Beginning with the line that contains "Reproduce this chart with D3.js.", retype the entries below exactly, ending with the line that contains "const line = d3.line().x(d". Leave out any pictures.

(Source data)
━━━━━━━━━━

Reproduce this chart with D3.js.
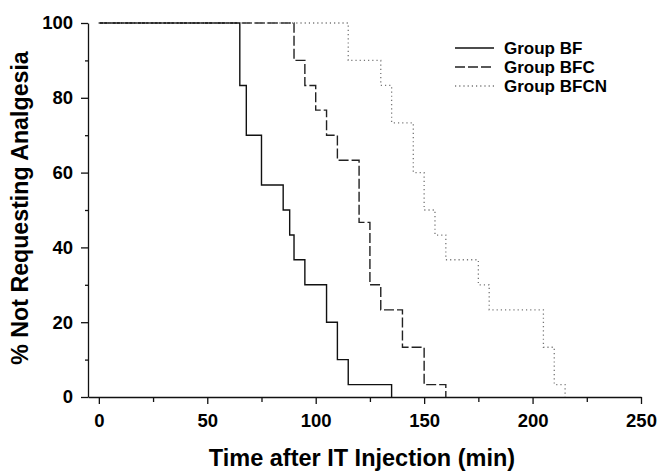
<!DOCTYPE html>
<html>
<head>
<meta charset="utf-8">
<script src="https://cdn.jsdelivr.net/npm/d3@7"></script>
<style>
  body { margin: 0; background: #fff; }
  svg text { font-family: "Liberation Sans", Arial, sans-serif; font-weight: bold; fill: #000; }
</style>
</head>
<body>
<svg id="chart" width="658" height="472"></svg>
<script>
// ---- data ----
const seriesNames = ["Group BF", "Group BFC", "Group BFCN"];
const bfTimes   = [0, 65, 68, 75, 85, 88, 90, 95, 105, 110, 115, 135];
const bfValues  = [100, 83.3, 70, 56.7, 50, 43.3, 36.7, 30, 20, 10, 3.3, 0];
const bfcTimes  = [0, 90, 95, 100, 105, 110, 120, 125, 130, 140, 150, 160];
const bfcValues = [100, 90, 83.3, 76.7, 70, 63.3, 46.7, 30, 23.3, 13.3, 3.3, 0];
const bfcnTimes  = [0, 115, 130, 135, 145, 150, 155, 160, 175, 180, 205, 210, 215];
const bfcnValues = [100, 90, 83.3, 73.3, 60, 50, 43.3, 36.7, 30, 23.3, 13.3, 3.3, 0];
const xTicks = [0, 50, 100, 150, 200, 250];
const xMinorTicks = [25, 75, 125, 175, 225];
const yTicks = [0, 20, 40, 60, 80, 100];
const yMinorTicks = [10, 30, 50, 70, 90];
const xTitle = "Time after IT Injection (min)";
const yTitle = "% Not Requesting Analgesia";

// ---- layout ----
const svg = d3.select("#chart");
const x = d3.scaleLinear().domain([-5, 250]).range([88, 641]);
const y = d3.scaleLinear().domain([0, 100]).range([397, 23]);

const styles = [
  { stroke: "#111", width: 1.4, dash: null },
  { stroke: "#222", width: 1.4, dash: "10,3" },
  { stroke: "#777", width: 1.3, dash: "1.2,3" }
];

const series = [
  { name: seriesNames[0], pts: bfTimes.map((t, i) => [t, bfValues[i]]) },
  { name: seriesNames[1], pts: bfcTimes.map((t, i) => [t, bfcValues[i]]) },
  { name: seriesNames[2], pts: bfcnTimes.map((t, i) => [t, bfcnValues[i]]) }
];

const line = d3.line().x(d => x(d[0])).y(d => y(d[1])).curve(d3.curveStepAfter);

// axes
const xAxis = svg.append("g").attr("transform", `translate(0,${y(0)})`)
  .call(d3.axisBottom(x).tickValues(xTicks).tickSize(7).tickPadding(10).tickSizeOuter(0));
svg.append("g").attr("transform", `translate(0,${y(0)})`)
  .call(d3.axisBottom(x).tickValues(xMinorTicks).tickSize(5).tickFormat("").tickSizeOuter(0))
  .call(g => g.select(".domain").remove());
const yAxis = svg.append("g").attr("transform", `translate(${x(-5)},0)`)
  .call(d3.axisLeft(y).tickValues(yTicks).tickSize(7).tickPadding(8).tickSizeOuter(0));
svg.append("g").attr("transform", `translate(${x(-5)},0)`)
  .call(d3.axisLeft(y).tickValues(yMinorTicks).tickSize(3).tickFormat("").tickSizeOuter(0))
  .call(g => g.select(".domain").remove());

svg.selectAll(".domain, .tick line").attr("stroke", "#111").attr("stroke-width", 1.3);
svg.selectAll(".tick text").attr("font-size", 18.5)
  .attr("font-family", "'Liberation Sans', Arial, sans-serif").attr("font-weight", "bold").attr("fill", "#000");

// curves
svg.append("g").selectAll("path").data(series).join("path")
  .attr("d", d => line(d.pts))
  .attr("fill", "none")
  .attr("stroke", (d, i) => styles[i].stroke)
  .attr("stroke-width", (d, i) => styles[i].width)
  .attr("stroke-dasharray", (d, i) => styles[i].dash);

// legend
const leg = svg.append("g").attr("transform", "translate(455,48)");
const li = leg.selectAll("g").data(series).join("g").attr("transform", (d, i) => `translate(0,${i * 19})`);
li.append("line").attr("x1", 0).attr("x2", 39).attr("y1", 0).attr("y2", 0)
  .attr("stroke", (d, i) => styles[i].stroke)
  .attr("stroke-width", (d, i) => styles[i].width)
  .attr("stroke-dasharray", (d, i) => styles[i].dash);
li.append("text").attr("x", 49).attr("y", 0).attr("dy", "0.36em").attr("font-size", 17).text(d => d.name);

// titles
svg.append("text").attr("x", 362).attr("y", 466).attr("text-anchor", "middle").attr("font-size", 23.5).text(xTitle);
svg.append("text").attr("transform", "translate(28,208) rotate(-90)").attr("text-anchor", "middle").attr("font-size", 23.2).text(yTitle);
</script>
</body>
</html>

━━━━━━━━━━

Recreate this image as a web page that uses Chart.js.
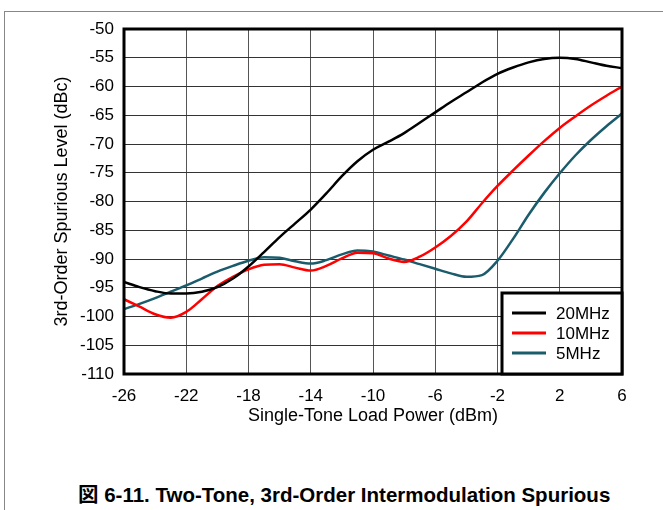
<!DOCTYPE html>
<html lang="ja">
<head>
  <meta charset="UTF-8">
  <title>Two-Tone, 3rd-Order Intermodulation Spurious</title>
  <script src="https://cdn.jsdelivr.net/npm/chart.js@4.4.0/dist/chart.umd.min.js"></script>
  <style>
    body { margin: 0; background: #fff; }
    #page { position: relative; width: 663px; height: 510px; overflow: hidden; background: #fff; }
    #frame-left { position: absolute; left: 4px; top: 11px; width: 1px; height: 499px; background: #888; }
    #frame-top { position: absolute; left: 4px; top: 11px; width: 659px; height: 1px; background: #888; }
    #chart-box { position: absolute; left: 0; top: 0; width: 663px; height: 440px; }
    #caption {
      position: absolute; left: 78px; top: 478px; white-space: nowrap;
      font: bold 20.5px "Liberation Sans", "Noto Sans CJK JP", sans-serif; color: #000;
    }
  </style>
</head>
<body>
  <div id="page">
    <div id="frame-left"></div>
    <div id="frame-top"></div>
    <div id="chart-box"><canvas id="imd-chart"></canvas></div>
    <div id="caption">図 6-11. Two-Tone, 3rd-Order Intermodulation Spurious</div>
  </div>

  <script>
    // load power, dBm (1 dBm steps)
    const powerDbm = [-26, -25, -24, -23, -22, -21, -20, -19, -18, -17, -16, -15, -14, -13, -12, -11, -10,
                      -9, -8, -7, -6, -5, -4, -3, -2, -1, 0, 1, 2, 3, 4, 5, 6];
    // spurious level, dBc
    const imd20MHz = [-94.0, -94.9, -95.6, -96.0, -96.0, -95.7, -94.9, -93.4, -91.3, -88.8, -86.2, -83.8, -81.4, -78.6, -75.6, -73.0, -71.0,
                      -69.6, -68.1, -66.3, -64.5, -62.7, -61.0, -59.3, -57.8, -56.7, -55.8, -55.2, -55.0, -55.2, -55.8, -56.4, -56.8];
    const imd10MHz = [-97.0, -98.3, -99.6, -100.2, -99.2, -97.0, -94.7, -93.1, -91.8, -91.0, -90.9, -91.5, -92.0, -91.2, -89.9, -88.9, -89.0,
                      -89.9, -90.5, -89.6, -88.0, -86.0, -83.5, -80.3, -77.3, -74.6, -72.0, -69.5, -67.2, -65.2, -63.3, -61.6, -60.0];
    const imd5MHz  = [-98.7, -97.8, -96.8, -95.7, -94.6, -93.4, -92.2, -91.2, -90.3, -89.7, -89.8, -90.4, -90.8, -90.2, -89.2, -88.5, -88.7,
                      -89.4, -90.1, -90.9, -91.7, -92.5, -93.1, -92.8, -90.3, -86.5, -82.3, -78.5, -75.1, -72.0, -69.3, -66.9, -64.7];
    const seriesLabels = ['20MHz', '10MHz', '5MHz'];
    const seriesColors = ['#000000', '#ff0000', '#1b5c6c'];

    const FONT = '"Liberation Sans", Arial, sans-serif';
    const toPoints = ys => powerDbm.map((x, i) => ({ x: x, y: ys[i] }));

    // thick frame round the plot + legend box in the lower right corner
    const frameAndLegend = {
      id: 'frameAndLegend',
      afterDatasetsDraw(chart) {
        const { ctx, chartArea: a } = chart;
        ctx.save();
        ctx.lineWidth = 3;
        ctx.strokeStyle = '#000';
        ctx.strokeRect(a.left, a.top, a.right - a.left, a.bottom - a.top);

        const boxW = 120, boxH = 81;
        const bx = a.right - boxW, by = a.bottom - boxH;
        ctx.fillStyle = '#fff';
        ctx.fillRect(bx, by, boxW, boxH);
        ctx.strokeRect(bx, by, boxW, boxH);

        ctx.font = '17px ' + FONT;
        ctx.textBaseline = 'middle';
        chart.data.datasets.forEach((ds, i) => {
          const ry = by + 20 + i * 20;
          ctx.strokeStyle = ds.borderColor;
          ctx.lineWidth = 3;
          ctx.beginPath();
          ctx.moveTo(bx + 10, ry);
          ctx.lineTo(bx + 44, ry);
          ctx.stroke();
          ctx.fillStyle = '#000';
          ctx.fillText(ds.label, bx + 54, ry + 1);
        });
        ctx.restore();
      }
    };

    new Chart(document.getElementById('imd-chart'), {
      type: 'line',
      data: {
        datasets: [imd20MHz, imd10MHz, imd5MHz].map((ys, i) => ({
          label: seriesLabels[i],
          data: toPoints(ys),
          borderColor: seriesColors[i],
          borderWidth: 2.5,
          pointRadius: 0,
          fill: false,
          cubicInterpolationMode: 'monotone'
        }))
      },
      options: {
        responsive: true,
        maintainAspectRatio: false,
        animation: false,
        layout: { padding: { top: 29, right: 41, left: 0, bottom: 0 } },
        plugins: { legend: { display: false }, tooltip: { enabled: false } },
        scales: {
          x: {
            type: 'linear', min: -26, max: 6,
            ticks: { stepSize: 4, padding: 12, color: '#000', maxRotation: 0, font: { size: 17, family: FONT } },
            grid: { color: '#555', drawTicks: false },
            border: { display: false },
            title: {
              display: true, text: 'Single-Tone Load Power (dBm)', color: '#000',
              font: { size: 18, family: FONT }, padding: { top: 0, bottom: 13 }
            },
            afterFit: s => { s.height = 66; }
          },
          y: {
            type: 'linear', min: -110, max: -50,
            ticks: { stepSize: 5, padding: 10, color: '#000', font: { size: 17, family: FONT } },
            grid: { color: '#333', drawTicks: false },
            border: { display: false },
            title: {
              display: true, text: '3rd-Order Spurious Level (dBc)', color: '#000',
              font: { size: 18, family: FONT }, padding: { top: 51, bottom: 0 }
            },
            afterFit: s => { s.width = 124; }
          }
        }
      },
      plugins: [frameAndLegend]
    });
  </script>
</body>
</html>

━━━━━━━━━━

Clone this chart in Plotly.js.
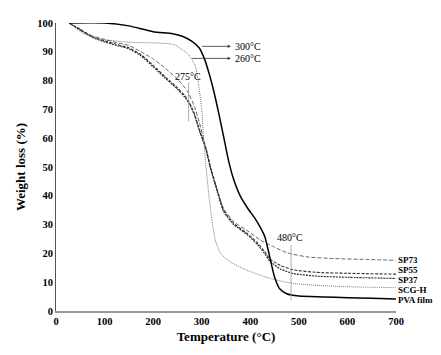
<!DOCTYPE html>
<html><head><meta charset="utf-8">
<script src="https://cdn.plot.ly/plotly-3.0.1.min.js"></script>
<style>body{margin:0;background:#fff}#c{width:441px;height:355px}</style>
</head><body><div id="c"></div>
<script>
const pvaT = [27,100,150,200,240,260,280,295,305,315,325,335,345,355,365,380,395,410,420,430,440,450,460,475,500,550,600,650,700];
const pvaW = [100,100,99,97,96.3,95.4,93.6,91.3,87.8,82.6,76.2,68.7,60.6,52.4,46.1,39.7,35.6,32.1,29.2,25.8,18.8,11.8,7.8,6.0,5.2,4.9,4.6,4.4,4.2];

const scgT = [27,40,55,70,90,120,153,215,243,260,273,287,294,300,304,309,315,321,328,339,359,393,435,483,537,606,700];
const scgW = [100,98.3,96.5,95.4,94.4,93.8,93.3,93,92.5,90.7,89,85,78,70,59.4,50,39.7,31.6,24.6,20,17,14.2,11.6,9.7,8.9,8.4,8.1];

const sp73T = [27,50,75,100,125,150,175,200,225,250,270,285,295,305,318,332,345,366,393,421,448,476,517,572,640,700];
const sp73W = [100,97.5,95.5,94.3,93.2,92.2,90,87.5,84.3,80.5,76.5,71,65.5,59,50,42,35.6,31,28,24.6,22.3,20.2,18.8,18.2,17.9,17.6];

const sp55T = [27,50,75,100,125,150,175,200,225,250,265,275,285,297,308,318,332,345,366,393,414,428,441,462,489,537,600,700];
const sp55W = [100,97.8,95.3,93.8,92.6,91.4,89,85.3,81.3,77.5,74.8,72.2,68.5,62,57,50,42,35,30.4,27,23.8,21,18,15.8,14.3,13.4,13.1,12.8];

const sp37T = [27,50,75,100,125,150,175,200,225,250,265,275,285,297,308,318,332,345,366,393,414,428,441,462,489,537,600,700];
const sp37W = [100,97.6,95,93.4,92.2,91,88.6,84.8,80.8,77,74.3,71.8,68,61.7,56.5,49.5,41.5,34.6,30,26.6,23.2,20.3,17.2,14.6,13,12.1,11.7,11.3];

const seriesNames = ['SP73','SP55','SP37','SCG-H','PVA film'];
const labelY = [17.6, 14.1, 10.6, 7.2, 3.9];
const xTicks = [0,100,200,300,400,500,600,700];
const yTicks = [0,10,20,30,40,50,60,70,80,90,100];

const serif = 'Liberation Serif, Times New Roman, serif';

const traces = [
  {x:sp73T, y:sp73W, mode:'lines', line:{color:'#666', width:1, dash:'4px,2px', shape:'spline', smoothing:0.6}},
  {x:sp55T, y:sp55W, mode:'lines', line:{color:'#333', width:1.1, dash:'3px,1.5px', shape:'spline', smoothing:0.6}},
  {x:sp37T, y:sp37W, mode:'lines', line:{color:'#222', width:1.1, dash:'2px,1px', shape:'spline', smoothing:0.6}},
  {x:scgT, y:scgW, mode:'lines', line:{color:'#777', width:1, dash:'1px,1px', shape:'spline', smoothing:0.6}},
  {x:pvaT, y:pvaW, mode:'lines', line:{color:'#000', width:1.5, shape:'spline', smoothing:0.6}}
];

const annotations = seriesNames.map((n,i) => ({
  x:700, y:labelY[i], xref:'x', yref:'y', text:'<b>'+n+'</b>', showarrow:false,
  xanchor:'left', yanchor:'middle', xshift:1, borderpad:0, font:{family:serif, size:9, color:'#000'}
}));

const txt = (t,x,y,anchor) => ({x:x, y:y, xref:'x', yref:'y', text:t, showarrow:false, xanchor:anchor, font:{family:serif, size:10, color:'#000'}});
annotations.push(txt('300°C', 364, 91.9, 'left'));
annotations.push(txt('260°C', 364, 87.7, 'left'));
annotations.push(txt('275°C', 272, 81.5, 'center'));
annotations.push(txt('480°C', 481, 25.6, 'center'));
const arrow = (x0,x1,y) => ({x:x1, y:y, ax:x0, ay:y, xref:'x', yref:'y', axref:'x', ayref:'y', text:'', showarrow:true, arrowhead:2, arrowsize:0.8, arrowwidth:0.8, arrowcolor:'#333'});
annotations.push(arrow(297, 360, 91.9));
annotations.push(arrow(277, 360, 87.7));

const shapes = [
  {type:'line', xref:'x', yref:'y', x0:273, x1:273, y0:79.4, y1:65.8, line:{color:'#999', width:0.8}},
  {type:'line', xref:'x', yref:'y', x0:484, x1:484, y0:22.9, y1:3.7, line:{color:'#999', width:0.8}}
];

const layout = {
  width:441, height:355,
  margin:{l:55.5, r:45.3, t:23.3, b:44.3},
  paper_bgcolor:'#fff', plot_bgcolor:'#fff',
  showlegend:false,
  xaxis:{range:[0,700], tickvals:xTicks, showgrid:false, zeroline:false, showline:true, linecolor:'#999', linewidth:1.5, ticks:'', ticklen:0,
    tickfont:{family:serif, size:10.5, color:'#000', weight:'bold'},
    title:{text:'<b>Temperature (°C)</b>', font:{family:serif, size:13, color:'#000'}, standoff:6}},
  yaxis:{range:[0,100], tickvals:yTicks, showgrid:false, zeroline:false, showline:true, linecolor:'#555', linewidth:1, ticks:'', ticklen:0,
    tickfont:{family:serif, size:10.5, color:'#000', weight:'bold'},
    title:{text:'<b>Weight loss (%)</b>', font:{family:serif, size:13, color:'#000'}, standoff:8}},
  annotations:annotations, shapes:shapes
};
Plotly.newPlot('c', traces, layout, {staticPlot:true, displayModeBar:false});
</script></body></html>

━━━━━━━━━━

== EXERCISE RESPONSE ==
Reproduce this chart with D3.js.
<!DOCTYPE html>
<html>
<head>
<meta charset="utf-8">
<script src="https://cdn.jsdelivr.net/npm/d3@7"></script>
<style>
  body { margin: 0; background: #fff; }
  svg text { font-family: "Liberation Sans", Arial, sans-serif; font-weight: bold; fill: #000; }
</style>
</head>
<body>
<svg id="chart" width="658" height="472"></svg>
<script>
// ---- data ----
const seriesNames = ["Group BF", "Group BFC", "Group BFCN"];
const bfTimes   = [0, 65, 68, 75, 85, 88, 90, 95, 105, 110, 115, 135];
const bfValues  = [100, 83.3, 70, 56.7, 50, 43.3, 36.7, 30, 20, 10, 3.3, 0];
const bfcTimes  = [0, 90, 95, 100, 105, 110, 120, 125, 130, 140, 150, 160];
const bfcValues = [100, 90, 83.3, 76.7, 70, 63.3, 46.7, 30, 23.3, 13.3, 3.3, 0];
const bfcnTimes  = [0, 115, 130, 135, 145, 150, 155, 160, 175, 180, 205, 210, 215];
const bfcnValues = [100, 90, 83.3, 73.3, 60, 50, 43.3, 36.7, 30, 23.3, 13.3, 3.3, 0];
const xTicks = [0, 50, 100, 150, 200, 250];
const xMinorTicks = [25, 75, 125, 175, 225];
const yTicks = [0, 20, 40, 60, 80, 100];
const yMinorTicks = [10, 30, 50, 70, 90];
const xTitle = "Time after IT Injection (min)";
const yTitle = "% Not Requesting Analgesia";

// ---- layout ----
const svg = d3.select("#chart");
const x = d3.scaleLinear().domain([-5, 250]).range([88, 641]);
const y = d3.scaleLinear().domain([0, 100]).range([397, 23]);

const styles = [
  { stroke: "#111", width: 1.4, dash: null },
  { stroke: "#222", width: 1.4, dash: "10,3" },
  { stroke: "#777", width: 1.3, dash: "1.2,3" }
];

const series = [
  { name: seriesNames[0], pts: bfTimes.map((t, i) => [t, bfValues[i]]) },
  { name: seriesNames[1], pts: bfcTimes.map((t, i) => [t, bfcValues[i]]) },
  { name: seriesNames[2], pts: bfcnTimes.map((t, i) => [t, bfcnValues[i]]) }
];

const line = d3.line().x(d => x(d[0])).y(d => y(d[1])).curve(d3.curveStepAfter);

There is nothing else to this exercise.